Drop the pictures, then extract the listing word for word.

Supplied material:
+-------+

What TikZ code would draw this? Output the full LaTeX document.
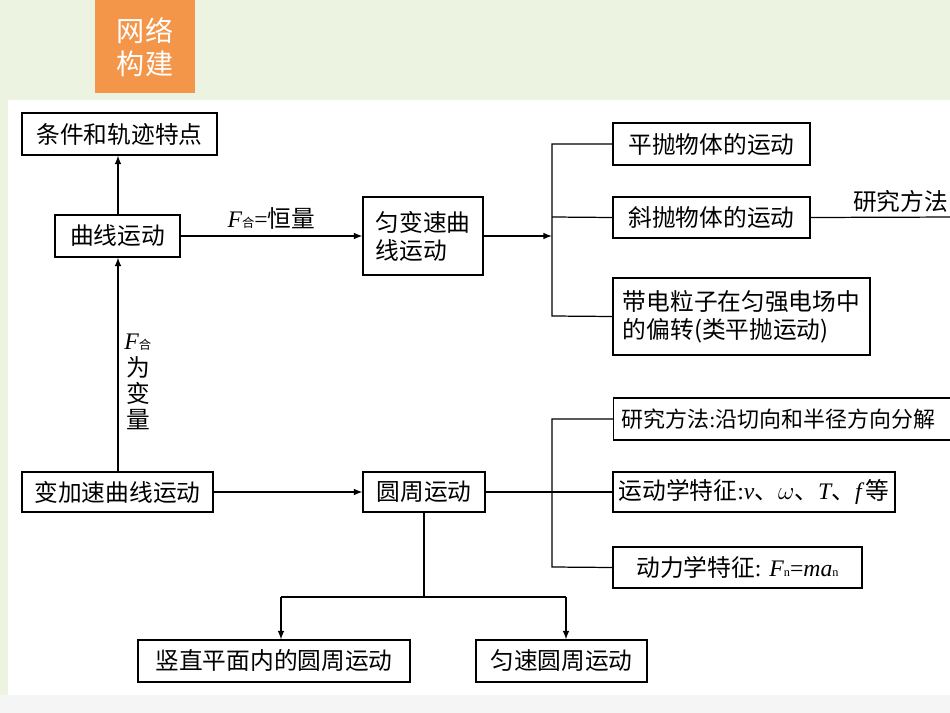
\documentclass[tikz,border=0pt]{standalone}
\usepackage{fontspec}
\setmainfont{Liberation Serif}
\newfontfamily\cjk{Noto Sans CJK SC}
\definecolor{bgc}{RGB}{236,243,225}
\definecolor{orc}{RGB}{244,150,74}
\begin{document}
\begin{tikzpicture}[x=0.02cm,y=-0.02cm,
  bx/.style={draw,line width=0.7pt,fill=white,inner sep=0pt},
  ln/.style={line width=0.7pt},
  ar/.style={line width=0.7pt,-latex},
  tx/.style={font=\cjk\fontsize{13.5}{16}\selectfont}]
\clip (0,0) rectangle (950,713);
\fill[bgc] (0,0) rectangle (950,713);
\fill[gray!8] (0,695) rectangle (950,713);
\fill[white] (8,100) rectangle (950,695);
\fill[orc] (95,0) rectangle (195,93);
\node[tx,white,font=\cjk\fontsize{16}{19}\selectfont,align=center] (hdr) at (145,47) {网络\\构建};
\newcommand\bxx[6]{\node[bx,tx,minimum width=#3*0.02cm-#2*0.02cm,minimum height=#5*0.02cm-#4*0.02cm,align=left] (#1) at ({(#2+#3)/2},{(#4+#5)/2}) {#6};}
\bxx{a}{22}{217}{113}{155}{条件和轨迹特点}
\bxx{b}{55}{180}{215}{257}{曲线运动}
\bxx{c}{363}{483}{197}{275}{匀变速曲\\线运动}
\bxx{d}{613}{810}{123}{165}{平抛物体的运动}
\bxx{e}{613}{810}{197}{238}{斜抛物体的运动}
\bxx{f}{613}{870}{278}{355}{带电粒子在匀强电场中\\的偏转(类平抛运动)}
\bxx{g}{22}{213}{472}{512}{变加速曲线运动}
\bxx{h}{363}{485}{472}{512}{圆周运动}
\node[bx,tx,font=\cjk\fontsize{12.5}{15}\selectfont,minimum height=42*0.02cm,anchor=west,text width=400*0.02cm,inner xsep=8*0.02cm] (i) at (613,419) {研究方法{\rmfamily:}沿切向和半径方向分解};
\bxx{j}{613}{895}{472}{512}{运动学特征{\rmfamily:\itshape v}、{$\omega$}、{\rmfamily\itshape T}、{\rmfamily\itshape f\,}等}
\bxx{k}{613}{862}{547}{588}{动力学特征{\rmfamily: \itshape F}{\rmfamily\upshape\scriptsize n}{\rmfamily =\itshape ma}{\rmfamily\upshape\scriptsize n}}
\bxx{l}{138}{410}{640}{682}{竖直平面内的圆周运动}
\bxx{m}{476}{647}{640}{682}{匀速圆周运动}
\draw[ar] (b.north -| 118,0) -- (a.south -| 118,0);
\draw[ar] (b) -- node[above,tx,font=\fontsize{13.5}{16}\selectfont]{\itshape F{\cjk\upshape\scriptsize 合}\upshape=\cjk 恒量} (c);
\coordinate (p1) at (552,236);
\draw[ar] (c.east) -- (p1);
\draw[ln] (d.west) -| (552,316) -- (f.west);
\draw[ln] (e.west) -- (552,217);
\draw[ln] (e.east) -- (960,217);
\node[tx,anchor=south east,inner xsep=1pt] (em) at (950,219) {研究方法};
\draw[ar] (g.north -| 118,0) -- node[right,tx,align=center,pos=0.45,yshift=-4pt]{{\rmfamily\itshape F}{\scriptsize 合}\\[-1pt]为\\[-1pt]变\\[-1pt]量} (b.south -| 118,0);
\draw[ar] (g) -- (h);
\coordinate (p2) at (552,492);
\draw[ln] (h) -- (p2);
\draw[ln] (i.west) -| (552,567) -- (k.west);
\draw[ln] (p2) -- (j.west);
\coordinate (q) at (424,597);
\draw[ln] (h.south -| q) -- (q);
\draw[ln] (281,597) -- (566,597);
\draw[ar] (281,597) -- (l.north -| 281,0);
\draw[ar] (566,597) -- (m.north -| 566,0);
\end{tikzpicture}
\end{document}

+-------+

Reply to the exercise:
What TikZ code would draw this? Output the full LaTeX document.
\documentclass[tikz,border=0pt]{standalone}
\usepackage{fontspec}
\setmainfont{Liberation Serif}
\newfontfamily\cjk{Noto Sans CJK SC}
\definecolor{bgc}{RGB}{236,243,225}
\definecolor{orc}{RGB}{244,150,74}
\begin{document}
\begin{tikzpicture}[x=0.02cm,y=-0.02cm,
  bx/.style={draw,line width=0.7pt,fill=white,inner sep=0pt},
  ln/.style={line width=0.7pt},
  ar/.style={line width=0.7pt,-latex},
  tx/.style={font=\cjk\fontsize{13.5}{16}\selectfont}]
\clip (0,0) rectangle (950,713);
\fill[bgc] (0,0) rectangle (950,713);
\fill[gray!8] (0,695) rectangle (950,713);
\fill[white] (8,100) rectangle (950,695);
\fill[orc] (95,0) rectangle (195,93);
\node[tx,white,font=\cjk\fontsize{16}{19}\selectfont,align=center] (hdr) at (145,47) {网络\\构建};
\newcommand\bxx[6]{\node[bx,tx,minimum width=#3*0.02cm-#2*0.02cm,minimum height=#5*0.02cm-#4*0.02cm,align=left] (#1) at ({(#2+#3)/2},{(#4+#5)/2}) {#6};}
\bxx{a}{22}{217}{113}{155}{条件和轨迹特点}
\bxx{b}{55}{180}{215}{257}{曲线运动}
\bxx{c}{363}{483}{197}{275}{匀变速曲\\线运动}
\bxx{d}{613}{810}{123}{165}{平抛物体的运动}
\bxx{e}{613}{810}{197}{238}{斜抛物体的运动}
\bxx{f}{613}{870}{278}{355}{带电粒子在匀强电场中\\的偏转(类平抛运动)}
\bxx{g}{22}{213}{472}{512}{变加速曲线运动}
\bxx{h}{363}{485}{472}{512}{圆周运动}
\node[bx,tx,font=\cjk\fontsize{12.5}{15}\selectfont,minimum height=42*0.02cm,anchor=west,text width=400*0.02cm,inner xsep=8*0.02cm] (i) at (613,419) {研究方法{\rmfamily:}沿切向和半径方向分解};
\bxx{j}{613}{895}{472}{512}{运动学特征{\rmfamily:\itshape v}、{$\omega$}、{\rmfamily\itshape T}、{\rmfamily\itshape f\,}等}
\bxx{k}{613}{862}{547}{588}{动力学特征{\rmfamily: \itshape F}{\rmfamily\upshape\scriptsize n}{\rmfamily =\itshape ma}{\rmfamily\upshape\scriptsize n}}
\bxx{l}{138}{410}{640}{682}{竖直平面内的圆周运动}
\bxx{m}{476}{647}{640}{682}{匀速圆周运动}
\draw[ar] (b.north -| 118,0) -- (a.south -| 118,0);
\draw[ar] (b) -- node[above,tx,font=\fontsize{13.5}{16}\selectfont]{\itshape F{\cjk\upshape\scriptsize 合}\upshape=\cjk 恒量} (c);
\coordinate (p1) at (552,236);
\draw[ar] (c.east) -- (p1);
\draw[ln] (d.west) -| (552,316) -- (f.west);
\draw[ln] (e.west) -- (552,217);
\draw[ln] (e.east) -- (960,217);
\node[tx,anchor=south east,inner xsep=1pt] (em) at (950,219) {研究方法};
\draw[ar] (g.north -| 118,0) -- node[right,tx,align=center,pos=0.45,yshift=-4pt]{{\rmfamily\itshape F}{\scriptsize 合}\\[-1pt]为\\[-1pt]变\\[-1pt]量} (b.south -| 118,0);
\draw[ar] (g) -- (h);
\coordinate (p2) at (552,492);
\draw[ln] (h) -- (p2);
\draw[ln] (i.west) -| (552,567) -- (k.west);
\draw[ln] (p2) -- (j.west);
\coordinate (q) at (424,597);
\draw[ln] (h.south -| q) -- (q);
\draw[ln] (281,597) -- (566,597);
\draw[ar] (281,597) -- (l.north -| 281,0);
\draw[ar] (566,597) -- (m.north -| 566,0);
\end{tikzpicture}
\end{document}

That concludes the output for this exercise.